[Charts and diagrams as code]
***
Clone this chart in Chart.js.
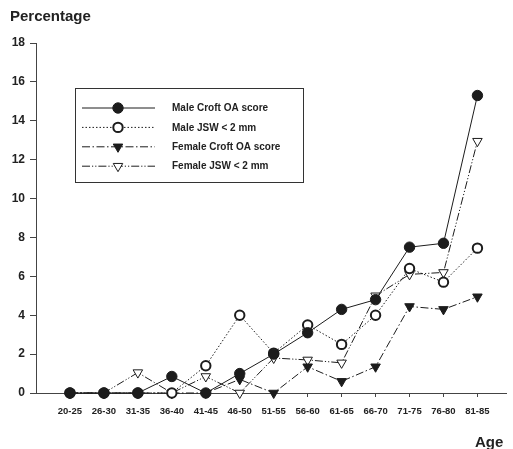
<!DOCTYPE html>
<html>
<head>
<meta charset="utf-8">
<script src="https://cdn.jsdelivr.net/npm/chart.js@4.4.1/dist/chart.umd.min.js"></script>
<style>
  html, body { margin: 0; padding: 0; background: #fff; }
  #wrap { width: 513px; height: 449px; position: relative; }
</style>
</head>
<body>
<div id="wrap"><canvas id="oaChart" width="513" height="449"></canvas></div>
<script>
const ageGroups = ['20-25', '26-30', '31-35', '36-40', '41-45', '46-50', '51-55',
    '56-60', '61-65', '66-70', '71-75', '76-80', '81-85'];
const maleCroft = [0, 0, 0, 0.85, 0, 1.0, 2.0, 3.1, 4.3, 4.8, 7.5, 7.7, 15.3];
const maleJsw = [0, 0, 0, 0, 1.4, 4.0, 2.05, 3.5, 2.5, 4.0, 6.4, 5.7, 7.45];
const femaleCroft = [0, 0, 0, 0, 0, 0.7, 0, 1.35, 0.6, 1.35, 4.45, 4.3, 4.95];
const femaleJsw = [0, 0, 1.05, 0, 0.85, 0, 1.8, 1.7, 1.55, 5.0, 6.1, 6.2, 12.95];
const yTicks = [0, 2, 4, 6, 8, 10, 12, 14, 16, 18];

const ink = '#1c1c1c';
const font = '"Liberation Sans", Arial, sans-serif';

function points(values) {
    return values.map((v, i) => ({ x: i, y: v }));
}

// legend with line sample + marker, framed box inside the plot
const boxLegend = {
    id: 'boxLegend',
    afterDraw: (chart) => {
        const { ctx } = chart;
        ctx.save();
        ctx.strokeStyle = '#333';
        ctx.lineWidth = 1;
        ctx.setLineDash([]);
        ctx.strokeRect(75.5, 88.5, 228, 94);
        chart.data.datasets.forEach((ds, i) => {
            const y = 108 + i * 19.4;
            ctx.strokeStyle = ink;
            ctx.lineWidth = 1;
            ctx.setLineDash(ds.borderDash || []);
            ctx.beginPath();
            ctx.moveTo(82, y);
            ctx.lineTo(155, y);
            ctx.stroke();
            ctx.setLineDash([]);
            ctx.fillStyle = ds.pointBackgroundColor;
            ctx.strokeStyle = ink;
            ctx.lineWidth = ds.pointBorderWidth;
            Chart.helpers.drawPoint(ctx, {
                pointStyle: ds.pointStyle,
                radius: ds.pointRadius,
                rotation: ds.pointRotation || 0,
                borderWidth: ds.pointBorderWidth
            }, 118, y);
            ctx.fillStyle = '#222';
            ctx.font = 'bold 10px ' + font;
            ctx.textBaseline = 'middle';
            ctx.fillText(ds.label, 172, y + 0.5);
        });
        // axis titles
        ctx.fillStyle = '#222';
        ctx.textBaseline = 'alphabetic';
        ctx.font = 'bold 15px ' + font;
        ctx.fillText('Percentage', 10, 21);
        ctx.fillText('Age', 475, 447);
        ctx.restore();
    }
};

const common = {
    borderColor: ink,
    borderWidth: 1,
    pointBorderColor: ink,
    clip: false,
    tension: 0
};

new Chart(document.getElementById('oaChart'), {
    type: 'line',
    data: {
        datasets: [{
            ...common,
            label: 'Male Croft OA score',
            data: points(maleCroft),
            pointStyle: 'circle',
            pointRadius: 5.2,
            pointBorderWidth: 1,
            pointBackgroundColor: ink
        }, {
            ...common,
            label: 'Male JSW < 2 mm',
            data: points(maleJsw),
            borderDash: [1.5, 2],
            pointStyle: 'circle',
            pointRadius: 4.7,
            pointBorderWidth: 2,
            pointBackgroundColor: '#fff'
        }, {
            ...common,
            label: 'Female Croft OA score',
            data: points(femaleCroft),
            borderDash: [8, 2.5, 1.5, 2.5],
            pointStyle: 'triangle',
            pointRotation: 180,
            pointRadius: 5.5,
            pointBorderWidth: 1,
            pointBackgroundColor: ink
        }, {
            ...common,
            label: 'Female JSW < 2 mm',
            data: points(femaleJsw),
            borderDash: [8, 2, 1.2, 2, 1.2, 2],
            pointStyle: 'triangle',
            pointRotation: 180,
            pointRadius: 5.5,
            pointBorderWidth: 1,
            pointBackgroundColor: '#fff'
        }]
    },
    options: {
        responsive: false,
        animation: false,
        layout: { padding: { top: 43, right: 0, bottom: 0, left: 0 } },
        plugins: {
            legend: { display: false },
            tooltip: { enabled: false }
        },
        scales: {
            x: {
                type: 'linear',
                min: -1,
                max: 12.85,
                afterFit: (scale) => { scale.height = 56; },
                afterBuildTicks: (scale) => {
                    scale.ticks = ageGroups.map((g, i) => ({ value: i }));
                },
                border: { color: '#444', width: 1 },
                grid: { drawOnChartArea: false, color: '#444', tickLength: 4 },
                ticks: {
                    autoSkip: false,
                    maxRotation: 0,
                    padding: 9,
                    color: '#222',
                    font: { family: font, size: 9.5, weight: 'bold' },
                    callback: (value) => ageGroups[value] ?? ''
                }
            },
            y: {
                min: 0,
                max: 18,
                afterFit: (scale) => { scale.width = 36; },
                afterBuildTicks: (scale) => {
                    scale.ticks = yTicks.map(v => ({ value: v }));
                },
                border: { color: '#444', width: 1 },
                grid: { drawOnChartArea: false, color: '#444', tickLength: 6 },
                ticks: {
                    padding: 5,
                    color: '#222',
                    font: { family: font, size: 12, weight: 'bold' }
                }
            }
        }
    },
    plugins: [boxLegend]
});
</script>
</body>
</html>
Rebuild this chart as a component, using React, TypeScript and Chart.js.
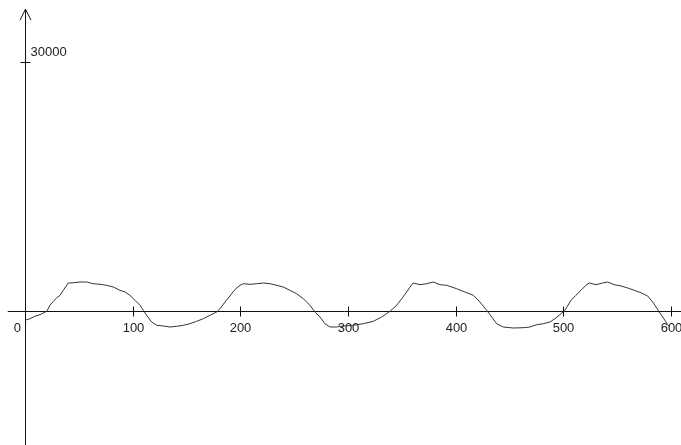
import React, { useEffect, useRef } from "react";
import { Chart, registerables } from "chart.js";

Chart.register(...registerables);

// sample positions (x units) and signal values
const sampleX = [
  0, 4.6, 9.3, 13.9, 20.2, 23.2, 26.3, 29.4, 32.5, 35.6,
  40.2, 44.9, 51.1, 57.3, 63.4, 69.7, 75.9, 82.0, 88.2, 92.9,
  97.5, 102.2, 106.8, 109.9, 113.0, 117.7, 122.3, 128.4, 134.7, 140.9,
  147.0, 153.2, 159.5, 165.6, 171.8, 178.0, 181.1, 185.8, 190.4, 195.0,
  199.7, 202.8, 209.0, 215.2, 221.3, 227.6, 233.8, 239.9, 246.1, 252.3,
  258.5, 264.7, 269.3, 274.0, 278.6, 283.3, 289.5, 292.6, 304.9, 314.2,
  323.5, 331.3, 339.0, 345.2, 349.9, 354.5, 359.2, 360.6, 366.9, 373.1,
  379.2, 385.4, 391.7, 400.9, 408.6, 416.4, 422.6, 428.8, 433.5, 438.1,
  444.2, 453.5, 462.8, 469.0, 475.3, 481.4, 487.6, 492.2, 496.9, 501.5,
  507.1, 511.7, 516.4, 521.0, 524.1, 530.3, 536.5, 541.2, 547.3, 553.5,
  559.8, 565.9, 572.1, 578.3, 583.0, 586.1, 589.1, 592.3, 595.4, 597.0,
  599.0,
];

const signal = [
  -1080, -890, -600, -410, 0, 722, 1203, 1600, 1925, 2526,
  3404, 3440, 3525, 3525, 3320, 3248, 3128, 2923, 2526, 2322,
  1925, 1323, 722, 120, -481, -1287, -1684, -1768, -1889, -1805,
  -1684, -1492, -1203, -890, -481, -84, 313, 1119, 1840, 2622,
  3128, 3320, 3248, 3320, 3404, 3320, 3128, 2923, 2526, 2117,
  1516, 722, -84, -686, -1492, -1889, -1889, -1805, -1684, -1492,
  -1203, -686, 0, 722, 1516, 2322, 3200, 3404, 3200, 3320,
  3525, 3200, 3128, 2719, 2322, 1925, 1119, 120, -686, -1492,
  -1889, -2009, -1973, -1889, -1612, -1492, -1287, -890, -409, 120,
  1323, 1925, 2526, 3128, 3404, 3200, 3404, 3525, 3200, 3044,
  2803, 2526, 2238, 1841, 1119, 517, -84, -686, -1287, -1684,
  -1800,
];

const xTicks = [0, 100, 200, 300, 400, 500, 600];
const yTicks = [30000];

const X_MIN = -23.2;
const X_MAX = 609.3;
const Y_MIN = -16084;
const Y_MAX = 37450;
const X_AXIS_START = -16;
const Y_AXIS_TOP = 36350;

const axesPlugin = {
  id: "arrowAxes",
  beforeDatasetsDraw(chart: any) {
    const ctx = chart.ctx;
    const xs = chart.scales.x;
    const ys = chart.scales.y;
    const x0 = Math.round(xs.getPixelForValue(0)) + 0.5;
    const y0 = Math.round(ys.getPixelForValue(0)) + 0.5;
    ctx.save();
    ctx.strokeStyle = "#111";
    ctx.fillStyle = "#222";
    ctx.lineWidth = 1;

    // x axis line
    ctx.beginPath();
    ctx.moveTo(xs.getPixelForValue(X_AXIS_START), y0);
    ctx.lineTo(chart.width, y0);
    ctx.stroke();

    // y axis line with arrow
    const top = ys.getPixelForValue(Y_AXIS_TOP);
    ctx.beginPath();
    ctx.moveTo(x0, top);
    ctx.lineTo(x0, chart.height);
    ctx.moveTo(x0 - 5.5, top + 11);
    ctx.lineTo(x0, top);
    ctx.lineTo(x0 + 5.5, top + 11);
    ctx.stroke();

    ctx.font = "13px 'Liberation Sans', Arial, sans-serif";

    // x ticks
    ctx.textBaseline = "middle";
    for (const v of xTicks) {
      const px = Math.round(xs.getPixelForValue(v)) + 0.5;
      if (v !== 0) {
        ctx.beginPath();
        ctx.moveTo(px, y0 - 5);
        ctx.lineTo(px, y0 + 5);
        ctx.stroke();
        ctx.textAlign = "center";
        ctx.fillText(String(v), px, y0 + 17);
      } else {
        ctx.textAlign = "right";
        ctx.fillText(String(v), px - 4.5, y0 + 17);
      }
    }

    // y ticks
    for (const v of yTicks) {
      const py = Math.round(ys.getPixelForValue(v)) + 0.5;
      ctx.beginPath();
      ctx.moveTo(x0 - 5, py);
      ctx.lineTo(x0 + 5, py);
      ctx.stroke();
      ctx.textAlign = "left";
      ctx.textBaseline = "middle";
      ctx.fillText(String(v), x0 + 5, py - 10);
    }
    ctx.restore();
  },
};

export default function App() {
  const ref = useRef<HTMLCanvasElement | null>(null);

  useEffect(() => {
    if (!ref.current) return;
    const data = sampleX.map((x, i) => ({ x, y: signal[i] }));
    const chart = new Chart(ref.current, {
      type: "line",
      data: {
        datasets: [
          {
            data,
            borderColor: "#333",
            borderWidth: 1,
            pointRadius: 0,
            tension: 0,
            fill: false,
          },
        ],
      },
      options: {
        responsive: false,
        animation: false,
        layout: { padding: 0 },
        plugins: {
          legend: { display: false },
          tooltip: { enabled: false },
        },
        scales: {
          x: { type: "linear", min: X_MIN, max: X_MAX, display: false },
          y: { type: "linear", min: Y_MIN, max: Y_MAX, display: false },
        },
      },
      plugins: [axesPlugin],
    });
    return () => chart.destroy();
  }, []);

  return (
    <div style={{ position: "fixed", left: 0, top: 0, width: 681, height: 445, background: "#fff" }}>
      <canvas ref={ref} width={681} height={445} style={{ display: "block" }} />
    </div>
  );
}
***
Directions: From the records above, quote word for word only the lines beginning at the line that has "Rebuild this chart" and stopping after the line that has "const Y_AXIS_TOP = 36350;". Omit the pictures.

Correct output:
Rebuild this chart as a component, using React, TypeScript and Chart.js.
import React, { useEffect, useRef } from "react";
import { Chart, registerables } from "chart.js";

Chart.register(...registerables);

// sample positions (x units) and signal values
const sampleX = [
  0, 4.6, 9.3, 13.9, 20.2, 23.2, 26.3, 29.4, 32.5, 35.6,
  40.2, 44.9, 51.1, 57.3, 63.4, 69.7, 75.9, 82.0, 88.2, 92.9,
  97.5, 102.2, 106.8, 109.9, 113.0, 117.7, 122.3, 128.4, 134.7, 140.9,
  147.0, 153.2, 159.5, 165.6, 171.8, 178.0, 181.1, 185.8, 190.4, 195.0,
  199.7, 202.8, 209.0, 215.2, 221.3, 227.6, 233.8, 239.9, 246.1, 252.3,
  258.5, 264.7, 269.3, 274.0, 278.6, 283.3, 289.5, 292.6, 304.9, 314.2,
  323.5, 331.3, 339.0, 345.2, 349.9, 354.5, 359.2, 360.6, 366.9, 373.1,
  379.2, 385.4, 391.7, 400.9, 408.6, 416.4, 422.6, 428.8, 433.5, 438.1,
  444.2, 453.5, 462.8, 469.0, 475.3, 481.4, 487.6, 492.2, 496.9, 501.5,
  507.1, 511.7, 516.4, 521.0, 524.1, 530.3, 536.5, 541.2, 547.3, 553.5,
  559.8, 565.9, 572.1, 578.3, 583.0, 586.1, 589.1, 592.3, 595.4, 597.0,
  599.0,
];

const signal = [
  -1080, -890, -600, -410, 0, 722, 1203, 1600, 1925, 2526,
  3404, 3440, 3525, 3525, 3320, 3248, 3128, 2923, 2526, 2322,
  1925, 1323, 722, 120, -481, -1287, -1684, -1768, -1889, -1805,
  -1684, -1492, -1203, -890, -481, -84, 313, 1119, 1840, 2622,
  3128, 3320, 3248, 3320, 3404, 3320, 3128, 2923, 2526, 2117,
  1516, 722, -84, -686, -1492, -1889, -1889, -1805, -1684, -1492,
  -1203, -686, 0, 722, 1516, 2322, 3200, 3404, 3200, 3320,
  3525, 3200, 3128, 2719, 2322, 1925, 1119, 120, -686, -1492,
  -1889, -2009, -1973, -1889, -1612, -1492, -1287, -890, -409, 120,
  1323, 1925, 2526, 3128, 3404, 3200, 3404, 3525, 3200, 3044,
  2803, 2526, 2238, 1841, 1119, 517, -84, -686, -1287, -1684,
  -1800,
];

const xTicks = [0, 100, 200, 300, 400, 500, 600];
const yTicks = [30000];

const X_MIN = -23.2;
const X_MAX = 609.3;
const Y_MIN = -16084;
const Y_MAX = 37450;
const X_AXIS_START = -16;
const Y_AXIS_TOP = 36350;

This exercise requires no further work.